**PROBLEM REQUIREMENTS**: Starting at the first line of the entries below, restate each line exactly until you reach the line with "const labelDrop = [33,36,32,35,39];", and print that one too. Leave the pictures out and stop there.

**MATERIAL TO PROCESS**:
────────

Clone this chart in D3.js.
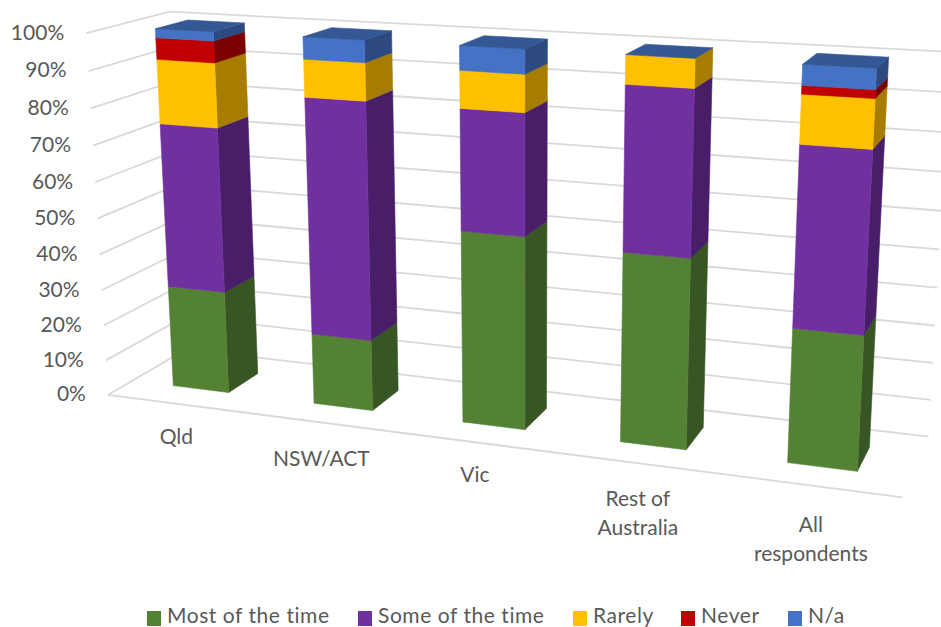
<!DOCTYPE html>
<html><head><meta charset="utf-8">
<script src="https://cdn.jsdelivr.net/npm/d3@7/dist/d3.min.js"></script>
<style>html,body{margin:0;padding:0;background:#fff;overflow:hidden}svg{display:block}text{font-family:Lato,"Open Sans",sans-serif;fill:#595959}</style>
</head><body><div id="chart"></div>
<script>
const categories = ["Qld","NSW/ACT","Vic","Rest of Australia","All respondents"];
const categoryLines = [["Qld"],["NSW/ACT"],["Vic"],["Rest of","Australia"],["All","respondents"]];
const seriesNames = ["Most of the time","Some of the time","Rarely","Never","N/a"];
const mostOfTheTime = [28.8,19.7,52,50.3,35];
const someOfTheTime = [45.5,64.5,32,42.4,45.8];
const rarely = [17.5,10,9.7,7.3,12.1];
const never = [5.8,0,0,0,2.1];
const na = [2.4,5.8,6.3,0,5];
const seriesValues = [mostOfTheTime,someOfTheTime,rarely,never,na];
const frontColors = ["#548235","#7030A0","#FFC000","#C00000","#4472C4"];
const sideColors = ["#375623","#481E69","#A67D00","#7D0000","#2C4A80"];
const topColor = "#345894";
const gridColor = "#D9D9D9";
const yTicks = d3.range(0,101,10);
const labelDrop = [33,36,32,35,39];

const W=941,H=627;
const frame=[
 [[0,0,0],[108,395]],[[1,0,0],[902,497]],[[0,0,1],[186,349]],[[1,0,1],[929,437]],
 [[0,1,0],[86,34]],[[1,1,0],[926,80]],[[0,1,1],[170,11]],[[1,1,1],[950,52.5]]
];
function fitCamera(c){
  const rows=[],rhs=[];
  c.forEach(([[X,Y,Z],[x,y]])=>{
    rows.push([X,Y,Z,1,0,0,0,0,-x*X,-x*Y,-x*Z]);rhs.push(x);
    rows.push([0,0,0,0,X,Y,Z,1,-y*X,-y*Y,-y*Z]);rhs.push(y);
  });
  const n=11,M=d3.range(n).map(i=>d3.range(n+1).map(j=>0));
  rows.forEach((r,k)=>{for(let i=0;i<n;i++){for(let j=0;j<n;j++)M[i][j]+=r[i]*r[j];M[i][n]+=r[i]*rhs[k];}});
  for(let i=0;i<n;i++){
    let p=i;for(let k=i+1;k<n;k++)if(Math.abs(M[k][i])>Math.abs(M[p][i]))p=k;
    [M[i],M[p]]=[M[p],M[i]];
    for(let k=i+1;k<n;k++){const f=M[k][i]/M[i][i];for(let j=i;j<=n;j++)M[k][j]-=f*M[i][j];}
  }
  const s=new Array(n).fill(0);
  for(let i=n-1;i>=0;i--){let t=M[i][n];for(let j=i+1;j<n;j++)t-=M[i][j]*s[j];s[i]=t/M[i][i];}
  return s;
}
const cam=fitCamera(frame);
const project=(u,v,w)=>{
  const d=cam[8]*u+cam[9]*v+cam[10]*w+1;
  return [(cam[0]*u+cam[1]*v+cam[2]*w+cam[3])/d,(cam[4]*u+cam[5]*v+cam[6]*w+cam[7])/d];
};
const xScale=d3.scaleBand().domain(categories).range([0,1]).paddingInner(0.6).paddingOuter(0.3);
const yScale=d3.scaleLinear().domain([0,100]).range([0,1]);
const zScale=d3.scaleLinear().domain([0,1]).range([0.30,0.70]);

const svg=d3.select("#chart").append("svg").attr("width",W).attr("height",H);
const line=d3.line();
const grid=svg.append("g").attr("fill","none").attr("stroke",gridColor).attr("stroke-width",1.8);
yTicks.forEach(t=>{
  const v=yScale(t);
  grid.append("path").attr("d",line([project(0,v,0),project(0,v,1),project(1,v,1)]));
});
grid.append("path").attr("d",line([project(0,0,0),project(1,0,0)]));

svg.append("g").selectAll("text").data(yTicks).join("text")
  .attr("x",t=>project(0,yScale(t),0)[0]-22)
  .attr("y",t=>project(0,yScale(t),0)[1]-1)
  .attr("dy","0.35em").attr("text-anchor","end").attr("font-size",21)
  .text(t=>t+"%");

const stack=d3.stack().keys(d3.range(seriesNames.length)).value((d,k)=>seriesValues[k][d]);
const stacked=stack(d3.range(categories.length));
const barsG=svg.append("g");
const poly=(pts,fill)=>barsG.append("path").attr("d",line(pts)+"Z").attr("fill",fill).attr("stroke",fill).attr("stroke-width",0.6);
categories.forEach((c,i)=>{
  const u0=xScale(c),u1=u0+xScale.bandwidth(),w0=zScale(0),w1=zScale(1);
  stacked.forEach((s,k)=>{
    const [a,b]=s[i];
    if(b-a<=0)return;
    const v0=yScale(a),v1=yScale(b);
    poly([project(u1,v0,w0),project(u1,v0,w1),project(u1,v1,w1),project(u1,v1,w0)],sideColors[k]);
    poly([project(u0,v0,w0),project(u1,v0,w0),project(u1,v1,w0),project(u0,v1,w0)],frontColors[k]);
  });
  const t=yScale(d3.max(stacked,s=>s[i][1]));
  poly([project(u0,t,w0),project(u1,t,w0),project(u1,t,w1),project(u0,t,w1)],topColor);
});

const catG=svg.append("g");
categoryLines.forEach((lines,i)=>{
  const u=xScale(categories[i])+xScale.bandwidth()/2;
  const [px,py]=project(u,0,0);
  lines.forEach((l,j)=>catG.append("text").attr("x",px-1).attr("y",py+labelDrop[i]+j*29).attr("dy","0.35em")
    .attr("text-anchor","middle").attr("font-size",21).text(l));
});

const legendX=d3.scaleOrdinal().domain(seriesNames).range([147,358,573,681,788]);
const lg=svg.append("g").selectAll("g").data(seriesNames).join("g").attr("transform",d=>`translate(${legendX(d)},0)`);
lg.append("rect").attr("y",611).attr("width",14).attr("height",15).attr("fill",(d,i)=>frontColors[i]);
lg.append("text").attr("x",20).attr("y",622.5).attr("font-size",21).attr("letter-spacing",0.55).text(d=>d);
</script></body></html>
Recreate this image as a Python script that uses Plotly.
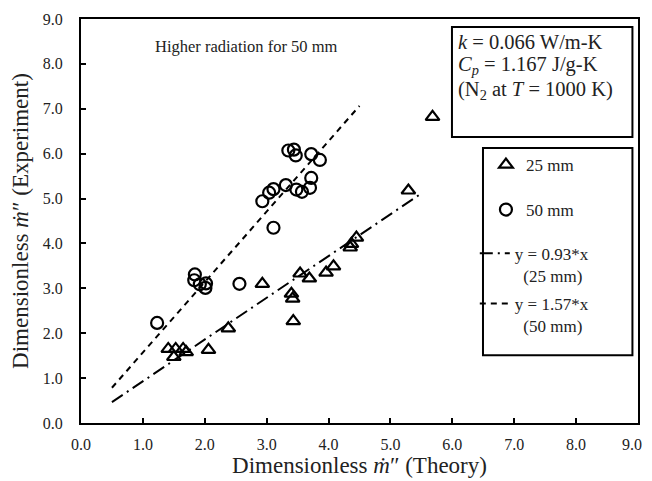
import plotly.graph_objects as go

# 25 mm data (triangles)
x25 = [1.41, 1.53, 1.65, 1.70, 1.50, 2.06, 2.38, 2.93, 3.40, 3.42, 3.43, 3.54, 3.69, 3.96, 4.08, 4.35, 4.37, 4.45, 5.29, 5.68]
y25 = [1.65, 1.65, 1.65, 1.58, 1.47, 1.63, 2.11, 3.10, 2.88, 2.77, 2.27, 3.33, 3.22, 3.35, 3.49, 3.91, 3.99, 4.13, 5.18, 6.82]

# 50 mm data (circles)
x50 = [1.23, 1.84, 1.83, 1.92, 2.02, 2.01, 2.56, 2.93, 3.04, 3.11, 3.11, 3.31, 3.35, 3.44, 3.47, 3.48, 3.57, 3.70, 3.72, 3.72, 3.86]
y50 = [2.23, 3.31, 3.18, 3.09, 3.11, 3.01, 3.10, 4.94, 5.13, 5.21, 4.35, 5.30, 6.07, 6.09, 5.96, 5.20, 5.15, 5.24, 5.46, 5.99, 5.86]

# fit lines
fit25_x = [0.5, 5.5]
fit25_y = [0.465, 5.115]
fit50_x = [0.5, 4.5]
fit50_y = [0.785, 7.065]

NB = "\u00a0"
tick_vals = [0, 1, 2, 3, 4, 5, 6, 7, 8, 9]
x_tick_text = ["0.0", "1.0", "2.0", "3.0", "4.0", "5.0", "6.0", "7.0", "8.0", "9.0" + NB * 3]
y_tick_text = ["0.0", "1.0", "2.0", "3.0", "4.0", "5.0", "6.0", "7.0", "8.0", "9.0"]

box_lines = [
    "<i>k</i> = 0.066 W/m-K",
    "<i>C<sub>p</sub></i> = 1.167 J/g-K",
    "(N<sub>2</sub> at <i>T</i> = 1000 K)",
]

FONT = "Liberation Serif, Times New Roman, serif"
TXT = "#222"

fig = go.Figure()
fig.add_trace(go.Scatter(
    x=x25, y=y25, mode="markers", name="25 mm", legend="legend",
    marker=dict(symbol="triangle-up-open", size=12, color="black", line=dict(width=2.2, color="black"))))
fig.add_trace(go.Scatter(
    x=x50, y=y50, mode="markers", name="50 mm", legend="legend2",
    marker=dict(symbol="circle-open", size=12, color="black", line=dict(width=2.2, color="black"))))
fig.add_trace(go.Scatter(
    x=fit25_x, y=fit25_y, mode="lines", name="y = 0.93*x<br>" + NB * 2 + "(25 mm)", legend="legend3",
    line=dict(color="black", width=2, dash="13px,5px,2px,5px")))
fig.add_trace(go.Scatter(
    x=fit50_x, y=fit50_y, mode="lines", name="y = 1.57*x<br>" + NB * 2 + "(50 mm)", legend="legend4",
    line=dict(color="black", width=2, dash="6px,5px")))

axis_common = dict(
    range=[0, 9], tickvals=tick_vals,
    showgrid=False, zeroline=False, automargin=False,
    showline=True, linewidth=2, linecolor="black", mirror=True,
    ticks="inside", ticklen=5, tickwidth=2, tickcolor="black",
    tickfont=dict(family=FONT, size=16, color=TXT),
    ticklabeloverflow="allow",
)

fig.update_xaxes(**axis_common, ticktext=x_tick_text, ticklabelstandoff=6,
                 title=dict(text="Dimensionless <i>ṁ</i>″ (Theory)",
                            font=dict(family=FONT, size=23, color=TXT), standoff=3))
fig.update_yaxes(**axis_common, ticktext=y_tick_text, ticklabelstandoff=13,
                 title=dict(text="Dimensionless <i>ṁ</i>″ (Experiment)",
                            font=dict(family=FONT, size=23, color=TXT), standoff=12))

fig.add_annotation(
    x=0.298, y=0.931, xref="paper", yref="paper", showarrow=False,
    text="Higher radiation for 50 mm", font=dict(family=FONT, size=16.5, color=TXT),
    xanchor="center", yanchor="middle")

# parameter box
fig.add_shape(type="rect", xref="paper", yref="paper",
              x0=0.666, x1=0.990, y0=0.708, y1=0.980,
              line=dict(color="black", width=2), fillcolor="white", layer="above")
for txt, yy in zip(box_lines, [0.943, 0.884, 0.824]):
    fig.add_annotation(
        x=0.673, y=yy, xref="paper", yref="paper", showarrow=False,
        xanchor="left", yanchor="middle", align="left",
        text=txt, font=dict(family=FONT, size=20.5, color=TXT))

# legend frame
fig.add_shape(type="rect", xref="paper", yref="paper",
              x0=0.7217, x1=0.990, y0=0.168, y1=0.681,
              line=dict(color="black", width=2), fillcolor="rgba(0,0,0,0)", layer="above")

leg_common = dict(xanchor="left", yanchor="middle", borderwidth=0, bgcolor="rgba(0,0,0,0)",
                  font=dict(family=FONT, size=17, color=TXT), itemwidth=30)

fig.update_layout(
    width=644, height=473,
    margin=dict(l=73, r=14, t=11, b=58),
    paper_bgcolor="white", plot_bgcolor="white",
    showlegend=True,
    legend=dict(x=0.727, y=0.6386, valign="middle", **leg_common),
    legend2=dict(x=0.727, y=0.5272, valign="middle", **leg_common),
    legend3=dict(x=0.707, y=0.392, valign="top", **leg_common),
    legend4=dict(x=0.707, y=0.2673, valign="top", **leg_common),
)

fig.write_html("out.html")
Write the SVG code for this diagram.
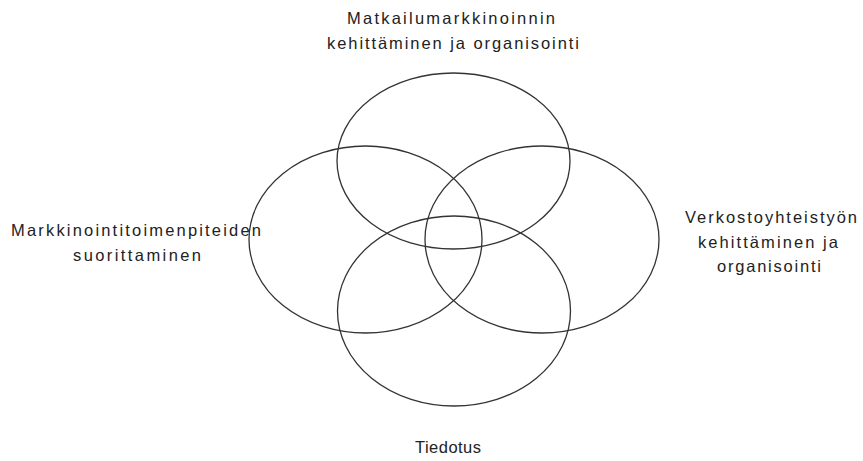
<svg xmlns="http://www.w3.org/2000/svg" width="863" height="461" viewBox="0 0 863 461">
<style>
.e{fill:none;stroke:#333;stroke-width:1.3}
.t{font-family:"Liberation Sans",Arial,sans-serif;font-size:16.5px;fill:#222;text-anchor:middle}
</style>
<rect width="863" height="461" fill="#fff"/>
<g id="top"><ellipse class="e" cx="453.5" cy="161" rx="116.5" ry="88"/></g>
<g id="left"><ellipse class="e" cx="365.5" cy="239.5" rx="116.5" ry="93.5"/></g>
<g id="right"><ellipse class="e" cx="542" cy="239.5" rx="117" ry="93.5"/></g>
<g id="bottom"><ellipse class="e" cx="454" cy="311" rx="116.5" ry="95"/></g>
<g id="label-top">
<text class="t" x="451" y="24" textLength="208" lengthAdjust="spacing">Matkailumarkkinoinnin</text>
<text class="t" x="453" y="49" textLength="252" lengthAdjust="spacing">kehittäminen ja organisointi</text>
</g>
<g id="label-left">
<text class="t" x="136" y="236" textLength="250" lengthAdjust="spacing">Markkinointitoimenpiteiden</text>
<text class="t" x="137" y="261" textLength="128" lengthAdjust="spacing">suorittaminen</text>
</g>
<g id="label-right">
<text class="t" x="771" y="223" textLength="172" lengthAdjust="spacing">Verkostoyhteistyön</text>
<text class="t" x="768" y="248" textLength="140" lengthAdjust="spacing">kehittäminen ja</text>
<text class="t" x="769" y="272" textLength="104" lengthAdjust="spacing">organisointi</text>
</g>
<g id="label-bottom">
<text class="t" x="448" y="453" textLength="66" lengthAdjust="spacing">Tiedotus</text>
</g>
</svg>
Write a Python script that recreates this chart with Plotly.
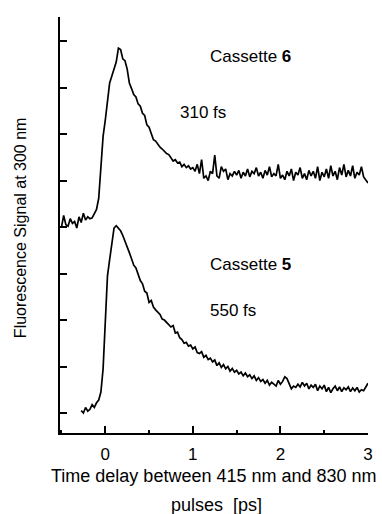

────────

**TASK RESPONSE**:
Clone this chart in D3.js.
<!DOCTYPE html>
<html><head><meta charset="utf-8">
<script src="https://cdn.jsdelivr.net/npm/d3@7/dist/d3.min.js"></script>
<style>html,body{margin:0;padding:0;background:#fff;overflow:hidden}svg{display:block}text{font-family:Lato,"Open Sans",sans-serif;fill:#595959}</style>
</head><body><div id="chart"></div>
<script>
const categories = ["Qld","NSW/ACT","Vic","Rest of Australia","All respondents"];
const categoryLines = [["Qld"],["NSW/ACT"],["Vic"],["Rest of","Australia"],["All","respondents"]];
const seriesNames = ["Most of the time","Some of the time","Rarely","Never","N/a"];
const mostOfTheTime = [28.8,19.7,52,50.3,35];
const someOfTheTime = [45.5,64.5,32,42.4,45.8];
const rarely = [17.5,10,9.7,7.3,12.1];
const never = [5.8,0,0,0,2.1];
const na = [2.4,5.8,6.3,0,5];
const seriesValues = [mostOfTheTime,someOfTheTime,rarely,never,na];
const frontColors = ["#548235","#7030A0","#FFC000","#C00000","#4472C4"];
const sideColors = ["#375623","#481E69","#A67D00","#7D0000","#2C4A80"];
const topColor = "#345894";
const gridColor = "#D9D9D9";
const yTicks = d3.range(0,101,10);
const labelDrop = [33,36,32,35,39];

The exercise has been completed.